Идеал христианского братства в едином небесном отце, идеал любви к ближнему, бескорыстного служения добру, мужественного отвержения соблазнов власти, богатства, мирской славы и т. п. выродился в идеал Вселенской церкви, в идею вселенской власти Пастыря, в соблазн
Нравственно-эстетический идеал Возрождения, прямое родство с Матерью-Природой, со Вселенной и Миром, служение красоте человека и мира, здоровой и полнокровной жизни, идеалы доброго мужества и нежной женственности, супружества, материнства, чадолюбия и т. д. — все, все без исключения приобрело к XX веку чудовищно извращенные формы. Неповторимая красота человека в так называемом реалистическом искусстве постепенно воплощается в заурядный идеал толпы, в серую, ничем не примечательную личность, в усредненный образ, своеобразный фамильный портрет толпы, а потом и в заметно выраженное уродство, физическую и нравственную неполноценность, служащую лишь возвышению толпы в ее же собственных демократических глазах.
Воспетое Возрождением благородное мужество и нежная женственность продаются и покупаются за деньги, а то, что не желает продаваться, старается придать себе нетоварный вид, не догадываясь, что сама эта нетоварность сразу же становится весьма ходким товаром и будет прибрана к рукам. Супружество, семья начнут с нечистоплотных сделок с совестью и вскоре найдут завершение чуть ли не в официально регистрируемом «монополом», гомосексуальном или каком-то там еще браке.
Самые, казалось бы, бесспорные достижения европейской культуры: массовое производство и потребление, массовое книгопечатание, общедоступная информация, всеобщее избирательное право и т. д. — становятся массовым производством и потреблением преступлений и преступности, самоубийств, алкоголизма, наркомании и т. д. Они вырождаются в массовое производство печатной лжи, в самую бессовестную дезинформацию, во всеобщее избирательное право, столь же всеобщее, сколь и избирательное.
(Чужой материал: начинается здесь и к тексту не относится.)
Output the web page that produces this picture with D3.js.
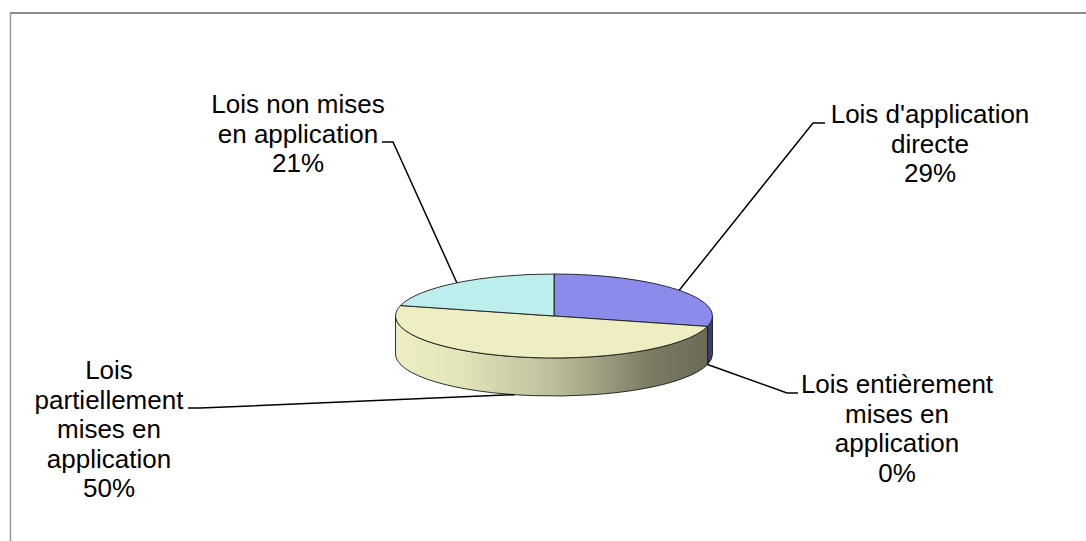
<!DOCTYPE html>
<html>
<head>
<meta charset="utf-8">
<script src="https://cdn.jsdelivr.net/npm/d3@7"></script>
<style>
  body { margin: 0; background: #fff; }
  svg { display: block; }
  text { font-family: Arial, "Liberation Sans", sans-serif; font-size: 26px; fill: #000; }
</style>
</head>
<body>
<svg id="chart" width="1086" height="541"></svg>
<script>
// data (clockwise from 12 o'clock)
const categories = [
  "Lois d'application directe",
  "Lois entièrement mises en application",
  "Lois partiellement mises en application",
  "Lois non mises en application"
];
const percents = [29, 0, 50, 21];
const labelLines = [
  ["Lois d'application", "directe"],
  ["Lois entièrement", "mises en", "application"],
  ["Lois", "partiellement", "mises en", "application"],
  ["Lois non mises", "en application"]
];
const topColors = ["#8b8bec", "#9999cc", "#eeeec2", "#bdeeee"];

// layout
const width = 1086, height = 541;
const cx = 554, cy = 316, rx = 158.5, ry = 42, depth = 38;
const lineHeight = 29.5;
// label block (first baseline) and leader line elbow / end
const labelLayout = [
  { x: 930, y: 123, elbow: [813, 123], end: [825, 123] },
  { x: 897, y: 393, elbow: [787, 393], end: [798, 393] },
  { x: 109, y: 379, elbow: [200, 408], end: [188, 408] },
  { x: 298, y: 113, elbow: [393, 142], end: [382, 142] }
];

const svg = d3.select("#chart");

//frame (only top and left edges are visible in the picture)
svg.append("line").attr("x1", 10).attr("y1", 13).attr("x2", width).attr("y2", 13)
  .attr("stroke", "#666").attr("stroke-width", 1.5);
svg.append("line").attr("x1", 10.5).attr("y1", 13).attr("x2", 10.5).attr("y2", height)
  .attr("stroke", "#999").attr("stroke-width", 1.5);

const pie = d3.pie().sort(null).value((d) => d);
const arcs = pie(percents);

const topPt = (a) => [cx + rx * Math.sin(a), cy - ry * Math.cos(a)];
const botPt = (a) => [cx + rx * Math.sin(a), cy - ry * Math.cos(a) + depth];

//side gradients, darker towards the right
const defs = svg.append("defs");
const shade = [[0, 1], [0.2, 0.96], [0.5, 0.8], [0.8, 0.52], [1, 0.44]];
topColors.forEach((c, i) => {
  const g = defs.append("linearGradient")
    .attr("id", "side" + i)
    .attr("gradientUnits", "userSpaceOnUse")
    .attr("x1", cx - rx).attr("x2", cx + rx).attr("y1", 0).attr("y2", 0);
  const base = d3.rgb(c);
  shade.forEach(([o, f]) => {
    g.append("stop").attr("offset", o)
      .attr("stop-color", d3.rgb(base.r * f, base.g * f, base.b * f).formatHex());
  });
});

//sides (front half only)
const sides = svg.append("g");
arcs.forEach((d, i) => {
  const a0 = Math.max(d.startAngle, Math.PI / 2);
  const a1 = Math.min(d.endAngle, Math.PI * 1.5);
  if (a1 <= a0) return;
  const large = a1 - a0 > Math.PI ? 1 : 0;
  const t0 = topPt(a0), t1 = topPt(a1), b0 = botPt(a0), b1 = botPt(a1);
  const path = `M${t0}A${rx},${ry} 0 ${large} 1 ${t1}L${b1}A${rx},${ry} 0 ${large} 0 ${b0}Z`;
  sides.append("path")
    .attr("d", path)
    .attr("fill", `url(#side${i})`)
    .attr("stroke", "#1a1a1a")
    .attr("stroke-width", 0.9)
    .attr("stroke-linejoin", "round");
});

//tops
const tops = svg.append("g");
arcs.forEach((d, i) => {
  if (d.endAngle - d.startAngle <= 0) return;
  const large = d.endAngle - d.startAngle > Math.PI ? 1 : 0;
  const s = topPt(d.startAngle), e = topPt(d.endAngle);
  tops.append("path")
    .attr("d", `M${cx},${cy}L${s}A${rx},${ry} 0 ${large} 1 ${e}Z`)
    .attr("fill", topColors[i])
    .attr("stroke", "#1a1a1a")
    .attr("stroke-width", 0.9)
    .attr("stroke-linejoin", "round");
});

//leader lines
arcs.forEach((d, i) => {
  const mid = (d.startAngle + d.endAngle) / 2;
  const anchor = Math.cos(mid) < 0 ? botPt(mid) : topPt(mid);
  const L = labelLayout[i];
  svg.append("path")
    .attr("d", d3.line()([anchor, L.elbow, L.end]))
    .attr("fill", "none")
    .attr("stroke", "#000")
    .attr("stroke-width", 1.5);
});

//labels
arcs.forEach((d, i) => {
  const L = labelLayout[i];
  const lines = labelLines[i].concat([percents[i] + "%"]);
  const t = svg.append("text").attr("text-anchor", "middle");
  lines.forEach((s, k) => {
    t.append("tspan").attr("x", L.x).attr("y", L.y + k * lineHeight).text(s);
  });
});
</script>
</body>
</html>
Полнейшее крушение терпит идеал Демократии, единения и сплочения людей в одну семью. Стянутый ремнями пучок стрел, символизировавший для народов силу единства, оказывается символом разнузданной власти толпы, демагогии, фашизма, символом коллективных преступлений и коллективной безответственности.
Последняя из надежд человечества, высочайший и величайший идеал Просвещения — Наука, которая «все может» и «все сможет», которая «выручит» и «спасет», проституируется до конца и занимается не только косвенной и скрытой, но и прямой и непосредственно массовой разработкой самых бесчеловечных средств научного, научно обоснованного, как говорят сейчас, насилия над телом и духом человека.
До конца выявив все антиномии, лишив остатков святости последние идеалы и надежды европейской культуры, проституировав последние остатки того, что имело какую-то цену и потому могло быть проституировано, наша так называемая культура лишила человека последних надежд, вер и опор. Ни высокий уровень материального производства с высоким уровнем потребления и прочими выдающимися достижениями современной науки и техники, ни демократическая организация общества с его правовыми институтами, ни наука и искусство со всеми их достижениями, ни наша мораль, ни наша нравственность не только не сделали человека свободнее, умнее, лучше, счастливее, но, совсем напротив, все вместе в поразительнейшем единстве и удивительнейшем согласии, ослабив кое-где малоэффективный сегодня нажим на человеческое тело, опутали человеческий дух неведомыми прежде видимыми и невидимыми путами, взяли над человеком власть, которой не знало ни первобытное рабство, ни «мрачное» средневековье, и обрекли человека на небывалые за всю историю его существования бедствия.